The bare bones were already there, part of Claremont’s reconfiguration, establishing Magneto’s Jewish upbringing, his family wiped out in a Nazi concentration camp. Within Testament Greg Pak has the luxury of five chapters to explore these formative years, beginning with a nine year old Max Eisenhardt in happier times. This soon changes as the inequities and relentless persecution employed by the Nazis change circumstances for Max and his family.

As this is long before Magneto’s powers developed, Pak is employing some sleight of hand. Max Eisenhardt is an everyman experiencing appalling times, and while there are well-constructed moments of achievement and small victories, these are tempered with the knowledge of what’s to come, a knowledge young Max doesn’t possess. The story progresses from 1935 to 1944, from comparative calm in Germany through the squalor of the Warsaw ghetto to the ultimate horror of Auschwitz. Pak weaves his story through historical events, personalising them via Max.

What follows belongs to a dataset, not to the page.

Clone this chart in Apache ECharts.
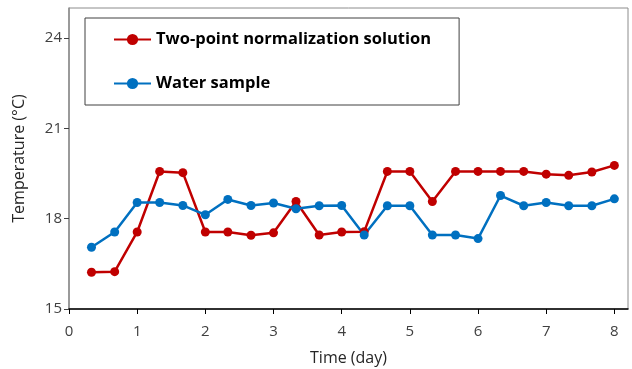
<!DOCTYPE html>
<html>
<head>
<meta charset="utf-8">
<script src="https://cdn.jsdelivr.net/npm/echarts@6/dist/echarts.min.js"></script>
<style>
  html, body { margin: 0; padding: 0; background: #fff; }
  #main { width: 632px; height: 369px; }
</style>
</head>
<body>
<div id="main"></div>
<script>
// time points (day)
const days = [0.33, 0.67, 1, 1.33, 1.67, 2, 2.33, 2.67, 3, 3.33, 3.67, 4,
  4.33, 4.67, 5, 5.33, 5.67, 6, 6.33, 6.67, 7, 7.33, 7.67, 8];
const twoPoint = [16.22, 16.24, 17.56, 19.57, 19.53, 17.56, 17.56, 17.45, 17.53, 18.57, 17.46, 17.56,
  17.57, 19.57, 19.57, 18.57, 19.57, 19.57, 19.57, 19.57, 19.48, 19.44, 19.55, 19.77];
const water = [17.05, 17.56, 18.54, 18.54, 18.44, 18.13, 18.64, 18.44, 18.52, 18.33, 18.43, 18.44,
  17.46, 18.43, 18.43, 17.46, 17.46, 17.34, 18.77, 18.43, 18.54, 18.43, 18.43, 18.66];
const xTicks = [0, 1, 2, 3, 4, 5, 6, 7, 8];
const yTicks = [15, 18, 21, 24];

const font = '"Open Sans", "Liberation Sans", sans-serif';
const chart = echarts.init(document.getElementById('main'));

function pairs(ys) {
  return days.map((d, i) => [d, ys[i]]);
}

const option = {
  animation: false,
  grid: {
    left: 69, top: 8, right: 4, bottom: 60,
    outerBoundsMode: 'none',
    show: true, borderColor: '#8c8c8c', borderWidth: 1
  },
  legend: {
    orient: 'vertical',
    left: 85, top: 18,
    padding: [13, 28, 13, 28],
    itemGap: 27,
    itemWidth: 37, itemHeight: 14,
    borderColor: '#404040', borderWidth: 1,
    textStyle: { fontFamily: font, fontSize: 16.5, fontWeight: 'bold', color: '#000' },
    data: ['Two-point normalization solution', 'Water sample']
  },
  xAxis: {
    type: 'value', min: 0, max: 8.2,
    name: 'Time (day)', nameLocation: 'middle', nameGap: 41,
    nameTextStyle: { fontFamily: font, fontSize: 16, color: '#262626' },
    axisLine: { lineStyle: { color: '#000', width: 1.5 } },
    axisTick: { show: true, length: 5, customValues: xTicks, lineStyle: { color: '#000' } },
    axisLabel: { customValues: xTicks, margin: 15, fontFamily: font, fontSize: 15, color: '#404040' },
    splitLine: { show: false }
  },
  yAxis: {
    type: 'value', min: 15, max: 25,
    name: 'Temperature (\u00B0C)', nameLocation: 'middle', nameGap: 42,
    nameTextStyle: { fontFamily: font, fontSize: 16, color: '#262626' },
    axisLine: { show: true, lineStyle: { color: '#8c8c8c', width: 1.5 } },
    axisTick: { show: true, length: 5, customValues: yTicks, lineStyle: { color: '#404040' } },
    axisLabel: { customValues: yTicks, margin: 7, fontFamily: font, fontSize: 15, color: '#404040' },
    splitLine: { show: false }
  },
  series: [
    {
      name: 'Two-point normalization solution',
      type: 'line',
      data: pairs(twoPoint),
      symbol: 'circle', symbolSize: 9,
      lineStyle: { color: '#C00000', width: 2.5 },
      itemStyle: { color: '#C00000' }
    },
    {
      name: 'Water sample',
      type: 'line',
      data: pairs(water),
      symbol: 'circle', symbolSize: 9,
      lineStyle: { color: '#0070C0', width: 2.5 },
      itemStyle: { color: '#0070C0' }
    }
  ]
};

chart.setOption(option);
</script>
</body>
</html>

Artist Carmine Di Giandomenico employs a largely naturalistic style, but using outsized eyes to induce extra sympathy for the Jewish characters. He has some ghastly events to illustrate, and conveys them in discreet fashion with no attempt to sensationalise. Each chapter contains one double page spread, displaying Di Giandomenico’s eye for detail, both the most stunning and depressing being a vast vista of spectacles in the fourth chapter. It’s a powerful visual motif. Matt Hollingsworth’s gloomy palette is also extremely important in maintaining the correct atmosphere.

That was partially determined by the content tying in with a project aimed at raising awareness of artist Dina Babbitt’s ongoing attempts to reclaim drawings she produced while a prisoner of the Nazis in Auschwitz. The Auschwitz Museum refused to return her art, and a short additional black and white strip by Dr. Rafael Medoff and Neal Adams relates her horrific teenage experiences, and an afterword details the feeble excuses provided by the museum when refusing to hand her art back.

Testament is a worthy and worthwhile project, but there is some deceit involved, particularly by slapping an X-Men logo on a book to which they have no connection. The moral question is if this is justified by the educational aspects to be experienced by X-Men fans who’d otherwise remain ignorant.